Dans ces sculptures de style à demi classique, on a cru saisir une parenté avec l’art romain de l’empire, avec les premiers sarcophages chrétiens. Il est sage de laisser de la marge aux rencontres accidentelles ; l’analogie reste cependant notable. Nous avons vers cette époque des traces nombreuses de rapports directs avec le monde romain : le mot denarius entre sous la forme dinâra dans la langue de l’Inde ; les monnaies romaines se trouvent en cent endroits mêlées au monnayage local. La déesse Roma paraît même, au IIe siècle, figurer avec son nom sur un des types monétaires du roi scythe Houvishka. Or c’est par le mot anka que les Indiens désignent l’acte. Cet emploi ne s’explique pas très naturellement ; les théoriciens s’évertuent à en fournir des interprétations ; elles sont trop cherchées pour nous satisfaire. Le sens, d’ailleurs secondaire, de marque, chiffre, ne nous fait qu’un pont assez étroit.
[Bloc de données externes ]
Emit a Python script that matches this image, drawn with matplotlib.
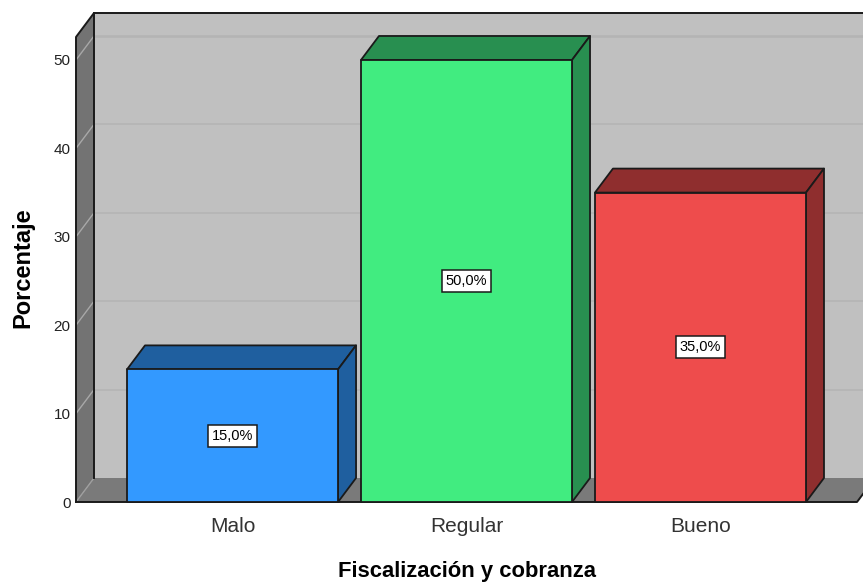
import matplotlib
matplotlib.use('Agg')
import matplotlib.pyplot as plt
from matplotlib.patches import Polygon

plt.rcParams['font.family'] = ['Liberation Sans', 'DejaVu Sans']

categories = ['Malo', 'Regular', 'Bueno']
values = [15.0, 50.0, 35.0]
value_labels = ['15,0%', '50,0%', '35,0%']
y_ticks = [0, 10, 20, 30, 40, 50]
front_colors = ['#3399FF', '#41EC80', '#EE4C4C']
side_colors = ['#1F5F9F', '#288F50', '#8F2E2E']

W, H = 863, 582
fig = plt.figure(figsize=(W / 100, H / 100), dpi=100)
ax = fig.add_axes([76 / W, (H - 502) / H, 781 / W, 465 / H])

xmin, xmax = -0.669, 2.669
ymax = 52.6
ax.set_xlim(xmin, xmax)
ax.set_ylim(0, ymax)

# depth of the fake 3d box, in data units
dx = 18 / 234
dy = 24 / 8.84
bar_w = 0.902
line = '#1a1a1a'


def poly(pts, color, edge='none', lw=0, z=1):
    ax.add_patch(Polygon(pts, closed=True, facecolor=color, edgecolor=edge,
                         linewidth=lw, clip_on=False, zorder=z, joinstyle='round'))


# walls
poly([(xmin + dx, dy), (xmax + dx, dy), (xmax + dx, ymax + dy), (xmin + dx, ymax + dy)], '#C0C0C0', z=1)
poly([(xmin, 0), (xmin + dx, dy), (xmin + dx, ymax + dy), (xmin, ymax)], '#737373', z=1)
poly([(xmin, 0), (xmax, 0), (xmax + dx, dy), (xmin + dx, dy)], '#7A7A7A', z=1)

# gridlines
for t in y_ticks[1:]:
    ax.plot([xmin + dx, xmax + dx], [t + dy, t + dy], color='#B4B4B4', lw=1.2, clip_on=False, zorder=2)
    ax.plot([xmin, xmin + dx], [t, t + dy], color='#A8A8A8', lw=1, clip_on=False, zorder=2)
ax.plot([xmin, xmin + dx], [0, dy], color='#A0A0A0', lw=1, clip_on=False, zorder=2)
ax.plot([xmin + dx, xmax + dx], [ymax, ymax], color='#B4B4B4', lw=1.2, clip_on=False, zorder=2)

# outline of the box
ax.plot([xmin, xmin, xmin + dx, xmax + dx], [0, ymax, ymax + dy, ymax + dy], color=line, lw=1.4,
        clip_on=False, zorder=3)
ax.plot([xmin + dx, xmin + dx], [dy, ymax + dy], color=line, lw=1.4, clip_on=False, zorder=3)
ax.plot([xmin, xmax, xmax + dx], [0, 0, dy], color=line, lw=1.4, clip_on=False, zorder=3)

# bars
for i, v in enumerate(values):
    l = i - bar_w / 2
    r = i + bar_w / 2
    poly([(l, v), (l + dx, v + dy), (r + dx, v + dy), (r, v)], side_colors[i], line, 1.3, 4)
    poly([(r, 0), (r + dx, dy), (r + dx, v + dy), (r, v)], side_colors[i], line, 1.3, 4)
    poly([(l, 0), (r, 0), (r, v), (l, v)], front_colors[i], line, 1.3, 5)
    ax.text(i, v / 2, value_labels[i], ha='center', va='center', fontsize=10.5, color='black', zorder=6,
            bbox=dict(boxstyle='square,pad=0.28', facecolor='white', edgecolor=line, linewidth=1.1))

for s in ax.spines.values():
    s.set_visible(False)
ax.patch.set_visible(False)

ax.set_xticks(range(len(categories)))
ax.set_xticklabels(categories, fontsize=15, color='#333333')
ax.set_yticks(y_ticks)
ax.tick_params(axis='y', length=0, pad=4, labelsize=11, labelcolor='#222222')
ax.tick_params(axis='x', length=0, pad=10.5)

ax.set_xlabel('Fiscalización y cobranza', fontsize=15.8, fontweight='bold', labelpad=18.5)
ax.set_ylabel('Porcentaje', fontsize=17, fontweight='bold', labelpad=14, y=0.503)

fig.savefig('out.png', dpi=100)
Si j’ose dire tout mon sentiment, je ne serais pas surpris que la consonance du latin actus eût été pour quelque chose dans le choix du terme sanscrit. La conjecture peut paraître téméraire. Je n’entends point en abuser. L’idée d’une certaine influence occidentale repose sur d’autres vraisemblances, plus solides, quoiqu’on les pût souhaiter encore plus décisives.

Si sommaire qu’elle ait pu être, elle nous fournirait, dans la genèse du théâtre indien, un élément dont les insuffisances de la tradition indigène et les limites naturelles de l’esprit hindou font sentir tout le prix. Les Hindous ont créé par eux-mêmes, de leur propre fonds, plusieurs élémens de la forme dramatique. Aurait-elle jamais, sans ces leçons du dehors, pris les caractères qu’elle accuse dans la période classique, en particulier dans la comédie d’intrigue amoureuse princière ou bourgeoise ? Certaines danses, certaines pantomimes peuvent, dans les fêtes religieuses, remonter très haut ; il en est de même des récitations épiques plus ou moins dialoguées. Il n’existe jusqu’ici aucune raison pour faire remonter plus haut que le Ier ou le IIe siècle de notre ère la période de formation du théâtre proprement dit.


VII.

Quoi qu’il en soit des origines, par ses qualités comme par ses défauts, par son inspiration comme par sa forme, le théâtre de l’Inde a sa signification et sa portée. C’est un chapitre de la psychologie hindoue.